Kitman: Well, it is encouraged. I think that the automobile industry largely has itself to blame and that Musk is a very clever operator who’s managed to use the societal concern that cars become cleaner to advantage himself and that is ultimately the story of capitalism and many successful businesses. I don’t think people realize the extent to which the government has, wittingly or unwittingly, done his bidding. But there’s no doubt that carmakers are troubled by Musk — not unlike the way they were troubled, earlier in the century, by technology companies and Silicon Valley companies in general, where you had companies where their stock valuations and their executive bonuses were tied to share prices that bore no relation to their current income streams. And that drove people in these heavy industries, like automobiles, nuts because, you know, here we’re making a profit; we have this massive infrastructural investment, and the stock market could care less. Whereas these people are being valued at multiples that are astronomical and bear no relation to how much money they actually make. So I think that they were very upset by the big tech companies, you know, the Apples and Microsofts first, and then Musk really brought that right to them. And of course, what they live in terror of is the day where those big technology companies like Apple get into building cars.
Brancaccio: Now, you have test-driven and reviewed many a vehicle in your time. You don’t mind these Teslas, do you? You kind of like them.
Kitman: No, yeah, they’re good cars. There are ways that, as we conventionally measure cars, that they’re lacking — certainly the construction of the bodies, for instance; the panel fit is poor by most conventional metrics. But as electric cars, they’re pretty good. And people often really love them; the people who have them don’t mind any of the shortcomings. There have been issues with sort of pervasive defects in the cars that Tesla has probably not dealt with in the way that the law would require of conventional manufacturers. And I think the tide with the new administration has turned somewhat.
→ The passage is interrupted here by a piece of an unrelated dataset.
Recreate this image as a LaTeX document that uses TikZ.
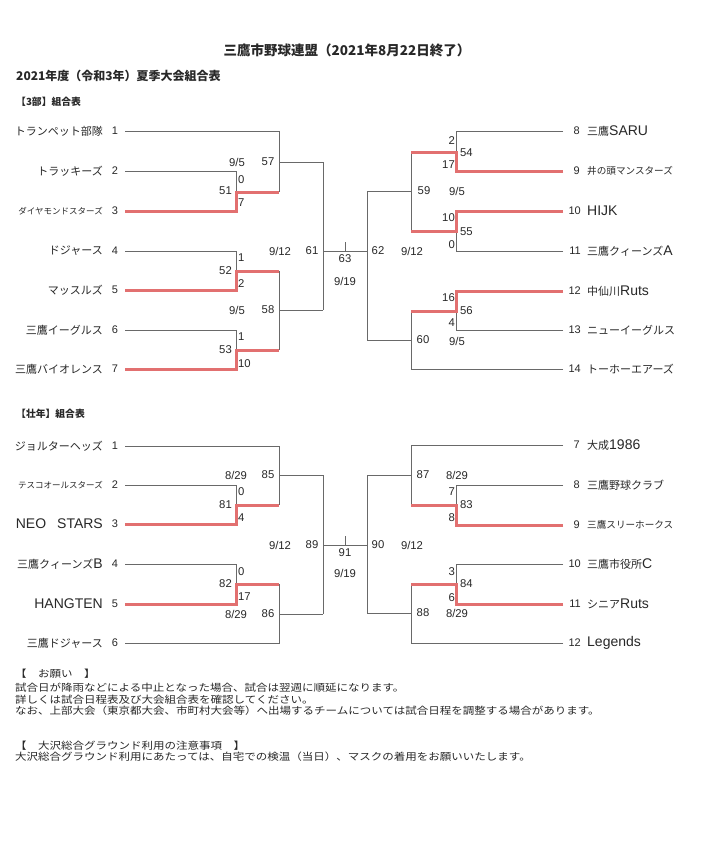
\documentclass[tikz,border=0pt]{standalone}
\usepackage{fontspec}
\setmainfont{Noto Sans CJK JP}
\newfontfamily\latfam{Liberation Sans}
\newfontfamily\notefam[FakeStretch=1.15]{Noto Sans CJK JP}
\newcommand\LatN[1]{{\latfam\fontsize{14}{15}\selectfont #1}}
\definecolor{lncol}{RGB}{105,105,105}
\definecolor{winred}{RGB}{226,112,112}
\definecolor{txt}{RGB}{40,40,40}
\tikzset{
  ln/.style={draw=lncol, line width=0.95pt},
  win/.style={draw=winred, line width=3pt, line join=miter},
  tname/.style={inner sep=0pt, text=txt, font=\fontsize{11}{13}\selectfont},
  sname/.style={inner sep=0pt, text=txt, font=\fontsize{8.5}{10}\selectfont},
  mname/.style={inner sep=0pt, text=txt, font=\fontsize{9.6}{11}\selectfont},
  tnum/.style={inner sep=0pt, text=txt, font=\latfam\fontsize{11}{13}\selectfont},
  lab/.style={inner sep=0pt, text=txt, font=\latfam\fontsize{11.3}{13}\selectfont},
  head/.style={inner sep=0pt, text=txt, anchor=west},
  note/.style={inner sep=0pt, text=txt, anchor=west, font=\notefam\fontsize{10}{11}\selectfont}
}
\begin{document}
\begin{tikzpicture}[x=1pt,y=-1pt]
\useasboundingbox[fill=white] (0,0) rectangle (708,859);

% ---------- headings ----------
\node[inner sep=0pt, text=txt, font=\bfseries\fontsize{13.5}{15}\selectfont] (title) at (347,50) {三鷹市野球連盟（2021年8月22日終了）};
\node[head, font=\bfseries\fontsize{12}{14}\selectfont] (sub) at (16,76) {2021年度（令和3年）夏季大会組合表};
\node[head, font=\bfseries\fontsize{9.8}{12}\selectfont] (h3bu) at (16,102) {【3部】組合表};
\node[head, font=\bfseries\fontsize{9.8}{12}\selectfont] (hsou) at (16,414) {【壮年】組合表};

% ---------- 3部: coordinates ----------
\coordinate (A1) at (125,131); \coordinate (A2) at (125,171);
\coordinate (A3) at (125,211); \coordinate (A4) at (125,251);
\coordinate (A5) at (125,290); \coordinate (A6) at (125,330);
\coordinate (A7) at (125,369);
\coordinate (J51) at (236,192); \coordinate (K51) at (279,192);
\coordinate (J57) at (279,162); \coordinate (K57) at (323,162);
\coordinate (J52) at (236,271); \coordinate (K52) at (279,271);
\coordinate (J53) at (236,350); \coordinate (K53) at (279,350);
\coordinate (J58) at (279,310); \coordinate (K58) at (323,310);
\coordinate (J61) at (323,251); \coordinate (J62) at (367,251);
\coordinate (T63) at (345,251); \coordinate (T63b) at (345,242);
\coordinate (J59) at (411,191); \coordinate (K59) at (367,191);
\coordinate (J60) at (411,340); \coordinate (K60) at (367,340);
\coordinate (J54) at (456,152); \coordinate (K54) at (411,152);
\coordinate (J55) at (456,231); \coordinate (K55) at (411,231);
\coordinate (J56) at (456,311); \coordinate (K56) at (411,311);
\coordinate (B8) at (563,131); \coordinate (B9) at (563,171);
\coordinate (B10) at (563,211); \coordinate (B11) at (563,251);
\coordinate (B12) at (563,291); \coordinate (B13) at (563,330);
\coordinate (B14) at (563,369);

% lines
\draw[ln] (A1) -| (K51);
\draw[ln] (A2) -| (J51);
\draw[ln] (J57) -- (K57);
\draw[ln] (A4) -| (J52);
\draw[ln] (A6) -| (J53);
\draw[ln] (K52) -- (K53);
\draw[ln] (J58) -- (K58);
\draw[ln] (K57) -- (K58);
\draw[ln] (J61) -- (J62);
\draw[ln] (T63) -- (T63b);
\draw[ln] (K59) -- (K60);
\draw[ln] (K59) -- (J59);
\draw[ln] (K60) -- (J60);
\draw[ln] (B8) -| (J54);
\draw[ln] (K54) -- (K55);
\draw[ln] (B11) -| (J55);
\draw[ln] (B13) -| (J56);
\draw[ln] (B14) -| (K56);
\draw[win] (A3) -| (J51) -- (K51);
\draw[win] (A5) -| (J52) -- (K52);
\draw[win] (A7) -| (J53) -- (K53);
\draw[win] (B9) -| (J54) -- (K54);
\draw[win] (B10) -| (J55) -- (K55);
\draw[win] (B12) -| (J56) -- (K56);

% team names left
\node[tname, anchor=east] (ta1) at (103,131) {トランペット部隊};
\node[tname, anchor=east] (ta2) at (103,171) {トラッキーズ};
\node[sname, anchor=east] (ta3) at (103,211) {ダイヤモンドスターズ};
\node[tname, anchor=east] (ta4) at (103,251) {ドジャース};
\node[tname, anchor=east] (ta5) at (103,290) {マッスルズ};
\node[tname, anchor=east] (ta6) at (103,330) {三鷹イーグルス};
\node[tname, anchor=east] (ta7) at (103,369) {三鷹バイオレンス};
\node[tnum] (na1) at (115,131) {1};
\node[tnum] (na2) at (115,171) {2};
\node[tnum] (na3) at (115,211) {3};
\node[tnum] (na4) at (115,251) {4};
\node[tnum] (na5) at (115,290) {5};
\node[tnum] (na6) at (115,330) {6};
\node[tnum] (na7) at (115,369) {7};
% team names right
\node[tnum, anchor=east] (nb8) at (580,131) {8};
\node[tnum, anchor=east] (nb9) at (580,171) {9};
\node[tnum, anchor=east] (nb10) at (581,211) {10};
\node[tnum, anchor=east] (nb11) at (581,251) {11};
\node[tnum, anchor=east] (nb12) at (581,291) {12};
\node[tnum, anchor=east] (nb13) at (581,330) {13};
\node[tnum, anchor=east] (nb14) at (581,369) {14};
\node[tname, anchor=west] (tb8) at (587,131) {三鷹\LatN{SARU}};
\node[mname, anchor=west] (tb9) at (587,171) {井の頭マンスターズ};
\node[tname, anchor=west] (tb10) at (587,211) {\LatN{HIJK}};
\node[tname, anchor=west] (tb11) at (587,251) {三鷹クィーンズ\LatN{A}};
\node[tname, anchor=west] (tb12) at (587,291) {中仙川\LatN{Ruts}};
\node[tname, anchor=west] (tb13) at (587,330) {ニューイーグルス};
\node[tname, anchor=west] (tb14) at (587,369) {トーホーエアーズ};

% score / match labels
\node[lab] (l1) at (237,162) {9/5};
\node[lab] (l2) at (268,162) {57};
\node[lab, anchor=west] (l3) at (238,180) {0};
\node[lab, anchor=east] (l4) at (232,191) {51};
\node[lab, anchor=west] (l5) at (238,203) {7};
\node[lab, anchor=west] (l6) at (238,258) {1};
\node[lab, anchor=east] (l7) at (232,271) {52};
\node[lab, anchor=west] (l8) at (238,284) {2};
\node[lab] (l9) at (280,251) {9/12};
\node[lab] (l10) at (312,251) {61};
\node[lab] (l11) at (237,310) {9/5};
\node[lab] (l12) at (268,310) {58};
\node[lab, anchor=west] (l13) at (238,337) {1};
\node[lab, anchor=east] (l14) at (232,350) {53};
\node[lab, anchor=west] (l15) at (238,364) {10};
\node[lab] (l16) at (345,259) {63};
\node[lab] (l17) at (345,281) {9/19};
\node[lab] (l18) at (378,251) {62};
\node[lab] (l19) at (412,251) {9/12};
\node[lab, anchor=east] (l20) at (455,141) {2};
\node[lab, anchor=west] (l21) at (460,153) {54};
\node[lab, anchor=east] (l22) at (455,165) {17};
\node[lab] (l23) at (424,191) {59};
\node[lab] (l24) at (457,191) {9/5};
\node[lab, anchor=east] (l25) at (455,218) {10};
\node[lab, anchor=west] (l26) at (460,232) {55};
\node[lab, anchor=east] (l27) at (455,245) {0};
\node[lab, anchor=east] (l28) at (455,298) {16};
\node[lab, anchor=west] (l29) at (460,311) {56};
\node[lab, anchor=east] (l30) at (455,323) {4};
\node[lab] (l31) at (423,340) {60};
\node[lab] (l32) at (457,341) {9/5};

% ---------- 壮年: coordinates ----------
\coordinate (C1) at (125,446); \coordinate (C2) at (125,485);
\coordinate (C3) at (125,524); \coordinate (C4) at (125,564);
\coordinate (C5) at (125,604); \coordinate (C6) at (125,643);
\coordinate (J81) at (236,505); \coordinate (K81) at (279,505);
\coordinate (J85) at (279,475); \coordinate (K85) at (323,475);
\coordinate (J82) at (236,584); \coordinate (K82) at (279,584);
\coordinate (J86) at (279,614); \coordinate (K86) at (323,614);
\coordinate (J89) at (323,545); \coordinate (J90) at (367,545);
\coordinate (T91) at (345,545); \coordinate (T91b) at (345,536);
\coordinate (D7) at (563,445); \coordinate (D8) at (563,485);
\coordinate (D9) at (563,525); \coordinate (D10) at (563,564);
\coordinate (D11) at (563,604); \coordinate (D12) at (563,643);
\coordinate (J83) at (456,505); \coordinate (K83) at (411,505);
\coordinate (J84) at (456,584); \coordinate (K84) at (411,584);
\coordinate (J87) at (411,475); \coordinate (K87) at (367,475);
\coordinate (J88) at (411,613); \coordinate (K88) at (367,613);

\draw[ln] (C1) -| (K81);
\draw[ln] (C2) -| (J81);
\draw[ln] (J85) -- (K85);
\draw[ln] (C4) -| (J82);
\draw[ln] (C6) -| (K82);
\draw[ln] (J86) -- (K86);
\draw[ln] (K85) -- (K86);
\draw[ln] (J89) -- (J90);
\draw[ln] (T91) -- (T91b);
\draw[ln] (K87) -- (K88);
\draw[ln] (J87) -- (K87);
\draw[ln] (J88) -- (K88);
\draw[ln] (D7) -| (K83);
\draw[ln] (D8) -| (J83);
\draw[ln] (D10) -| (J84);
\draw[ln] (D12) -| (K84);
\draw[win] (C3) -| (J81) -- (K81);
\draw[win] (C5) -| (J82) -- (K82);
\draw[win] (D9) -| (J83) -- (K83);
\draw[win] (D11) -| (J84) -- (K84);

\node[tname, anchor=east] (tc1) at (103,446) {ジョルターヘッズ};
\node[sname, anchor=east] (tc2) at (103,485) {テスコオールスターズ};
\node[tname, anchor=east] (tc3) at (103,524) {\LatN{NEO}　\LatN{STARS}};
\node[tname, anchor=east] (tc4) at (103,564) {三鷹クィーンズ\LatN{B}};
\node[tname, anchor=east] (tc5) at (103,604) {\LatN{HANGTEN}};
\node[tname, anchor=east] (tc6) at (103,643) {三鷹ドジャース};
\node[tnum] (nc1) at (115,446) {1};
\node[tnum] (nc2) at (115,485) {2};
\node[tnum] (nc3) at (115,524) {3};
\node[tnum] (nc4) at (115,564) {4};
\node[tnum] (nc5) at (115,604) {5};
\node[tnum] (nc6) at (115,643) {6};
\node[tnum, anchor=east] (nd7) at (580,445) {7};
\node[tnum, anchor=east] (nd8) at (580,485) {8};
\node[tnum, anchor=east] (nd9) at (580,525) {9};
\node[tnum, anchor=east] (nd10) at (581,564) {10};
\node[tnum, anchor=east] (nd11) at (581,604) {11};
\node[tnum, anchor=east] (nd12) at (581,643) {12};
\node[tname, anchor=west] (td7) at (587,445) {大成\LatN{1986}};
\node[tname, anchor=west] (td8) at (587,485) {三鷹野球クラブ};
\node[mname, anchor=west] (td9) at (587,525) {三鷹スリーホークス};
\node[tname, anchor=west] (td10) at (587,564) {三鷹市役所\LatN{C}};
\node[tname, anchor=west] (td11) at (587,604) {シニア\LatN{Ruts}};
\node[tname, anchor=west] (td12) at (587,643) {\LatN{Legends}};

\node[lab] (m1) at (236,475) {8/29};
\node[lab] (m2) at (268,475) {85};
\node[lab, anchor=west] (m3) at (238,492) {0};
\node[lab, anchor=east] (m4) at (232,505) {81};
\node[lab, anchor=west] (m5) at (238,518) {4};
\node[lab] (m6) at (280,545) {9/12};
\node[lab] (m7) at (312,545) {89};
\node[lab, anchor=west] (m8) at (238,572) {0};
\node[lab, anchor=east] (m9) at (232,584) {82};
\node[lab, anchor=west] (m10) at (238,597) {17};
\node[lab] (m11) at (236,614) {8/29};
\node[lab] (m12) at (268,614) {86};
\node[lab] (m13) at (345,553) {91};
\node[lab] (m14) at (345,573) {9/19};
\node[lab] (m15) at (378,545) {90};
\node[lab] (m16) at (412,545) {9/12};
\node[lab] (m17) at (423,475) {87};
\node[lab] (m18) at (457,475) {8/29};
\node[lab, anchor=east] (m19) at (455,492) {7};
\node[lab, anchor=west] (m20) at (460,505) {83};
\node[lab, anchor=east] (m21) at (455,518) {8};
\node[lab, anchor=east] (m22) at (455,572) {3};
\node[lab, anchor=west] (m23) at (460,584) {84};
\node[lab, anchor=east] (m24) at (455,598) {6};
\node[lab] (m25) at (423,613) {88};
\node[lab] (m26) at (457,613) {8/29};

% ---------- notes ----------
\node[note] (n1) at (15,674) {【　お願い　】};
\node[note] (n2) at (15,688) {試合日が降雨などによる中止となった場合、試合は翌週に順延になります。};
\node[note] (n3) at (15,699.5) {詳しくは試合日程表及び大会組合表を確認してください。};
\node[note] (n4) at (15,710.5) {なお、上部大会（東京都大会、市町村大会等）へ出場するチームについては試合日程を調整する場合があります。};
\node[note] (n5) at (15,746) {【　大沢総合グラウンド利用の注意事項　】};
\node[note] (n6) at (15,757) {大沢総合グラウンド利用にあたっては、自宅での検温（当日）、マスクの着用をお願いいたします。};
\end{tikzpicture}
\end{document}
Investigations are being opened up, for instance, into Tesla’s claim — I should actually say Musk’s claim, since it contradicts their owner’s manuals and their legal departments — that the cars have a true autopilot function, when in fact, they really don’t. And there have been several accidents with some fatalities that attest to that.
Brancaccio: Did Elon Musk himself or Tesla have any reaction to what you were writing here?
Kitman: Well, I tried to reach them but Tesla closed down its press office a while back and so, generally, press inquiries do not go answered.
Brancaccio: We tried too; haven’t heard back yet either.